Beck and McGonigle trained at the American Conservatory Theatre in San Francisco, and they share a common approach based on their ACT training. They stress what McGonigle calls “positation”: creating a positive atmosphere that encourages students to take chances--to “dare to fail,” as Beck puts it.

“We also really stress and try to push people into thinking of themselves as artists and preparing to go out and do audition work,” Beck said. After four years of studying acting in college, many students leave with a diploma in hand and no idea of what to do next, he added. Beck and McGonigle, both Equity actors, offer the students concrete suggestions based on their own experiences.

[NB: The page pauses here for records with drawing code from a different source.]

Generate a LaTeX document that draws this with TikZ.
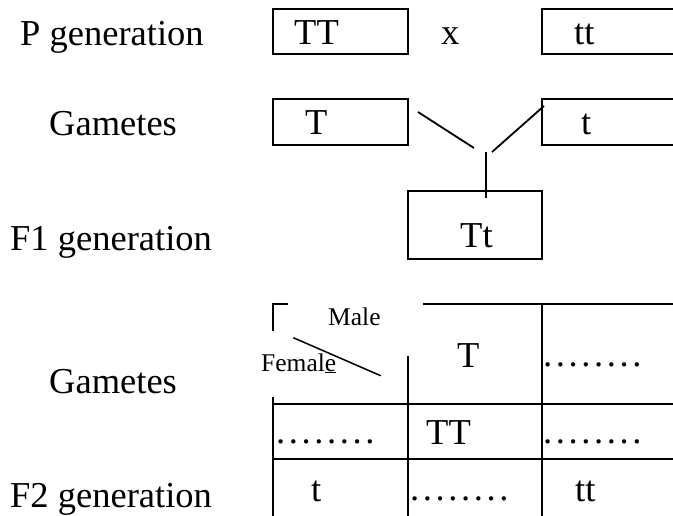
\documentclass[tikz,border=0pt]{standalone}
\usepackage{fontspec}
\setmainfont{Liberation Serif}
\usetikzlibrary{positioning}
\tikzset{
	box/.style={draw,rectangle,line width=1.8pt,inner sep=0pt},
	lbl/.style={inner sep=0pt,anchor=base west,font=\fontsize{36.5}{40}\selectfont},
	small/.style={inner sep=0pt,anchor=base west,font=\fontsize{25.5}{28}\selectfont},
	grid/.style={line width=1.8pt}
}
\newcommand{\dotrow}{.\kern3.6pt.\kern3.6pt.\kern3.6pt.\kern3.6pt.\kern3.6pt.\kern3.6pt.\kern3.6pt.}

\begin{document}
\begin{tikzpicture}[x=1pt,y=-1pt]
	\useasboundingbox (0,0) rectangle (673,515);
	% row labels
	\node[lbl] (pgen) at (20,45) {P generation};
	\node[lbl] (gam1) at (49,135) {Gametes};
	\node[lbl] (f1gen) at (10,250) {F1 generation};
	\node[lbl] (gam2) at (49,393) {Gametes};
	\node[lbl] (f2gen) at (10,507) {F2 generation};

	% parents and gametes
	\node[box,minimum width=135pt,minimum height=45pt] (pTT) at (340.5,31.7) {};
	\node[box,minimum width=140pt,minimum height=45pt] (ptt) at (612,31.7) {};
	\node[box,minimum width=135pt,minimum height=45.7pt] (gT) at (340.5,122.2) {};
	\node[box,minimum width=140pt,minimum height=45.7pt] (gt) at (612,122.2) {};
	\node[box,minimum width=134.5pt,minimum height=68pt] (fTt) at (475,224.7) {};
	\node[lbl] (pTTl) at (294,44) {TT};
	\node[lbl] (cross) at (441,44) {x};
	\node[lbl] (pttl) at (574,44) {tt};
	\node[lbl] (gTl) at (305,134) {T};
	\node[lbl] (gtl) at (581,134) {t};
	\node[lbl] (fTtl) at (460,247) {Tt};

	\coordinate (jl1) at (418,112);
	\coordinate (jl2) at (474,148);
	\coordinate (jr1) at (544,106);
	\coordinate (jr2) at (492,152);
	\coordinate (jv) at (486,152);
	\draw[grid] (jl1) -- (jl2);
	\draw[grid] (jr1) -- (jr2);
	\draw[grid] (jv) -- (jv |- fTt.north) -- ++(0,8);

	% punnett square
	\draw[grid] (273,331) -- (273,304.3) -- (288,304.3);
	\draw[grid] (423,304.3) -- (680,304.3);
	\draw[grid] (273,397) -- (273,520);
	\draw[grid] (408,356) -- (408,520);
	\draw[grid] (542,304.3) -- (542,520);
	\draw[grid] (273,404) -- (680,404);
	\draw[grid] (273,459.3) -- (680,459.3);
	\draw[line width=1.5pt] (293.3,337.7) -- (380.7,375.7);
	\node[small] (male) at (328,325) {Male};
	\node[small] (female) at (261,371) {Femal\underline{e}};

	\node[lbl] (sT) at (457,367) {T};
	\node[lbl] (d13) at (543,366.5) {\dotrow};
	\node[lbl] (d21) at (276,443.5) {\dotrow};
	\node[lbl] (sTT) at (426,444) {TT};
	\node[lbl] (d23) at (543,443.5) {\dotrow};
	\node[lbl] (st) at (311,501) {t};
	\node[lbl] (d32) at (410,500) {\dotrow};
	\node[lbl] (stt) at (575,501) {tt};
\end{tikzpicture}
\end{document}
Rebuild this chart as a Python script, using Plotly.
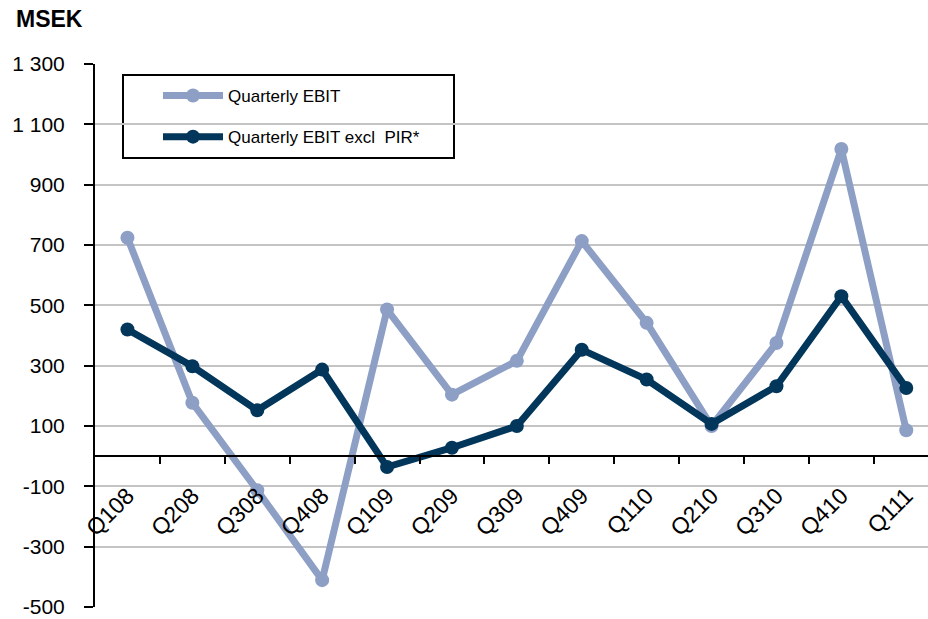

The workshop has attracted students from throughout Los Angeles and Orange counties, including one student who commutes from North Hollywood to Garden Grove every Saturday. Many said they had collected bits and pieces of Shakespeare in college drama courses, but were attracted to the Rancho Santiago workshop because of its comprehensive scope and the chance to fill in some of the blanks in their own theater backgrounds. Three of the students are now in rehearsal for local Shakespeare productions.

April Adams, who commutes to the workshop from Inglewood, had seen other Shakespearean workshops advertised in trade publications, but at much higher tuitions than the $25-a-semester community college fee. “It’s sort of unbelievable for this price,” she said.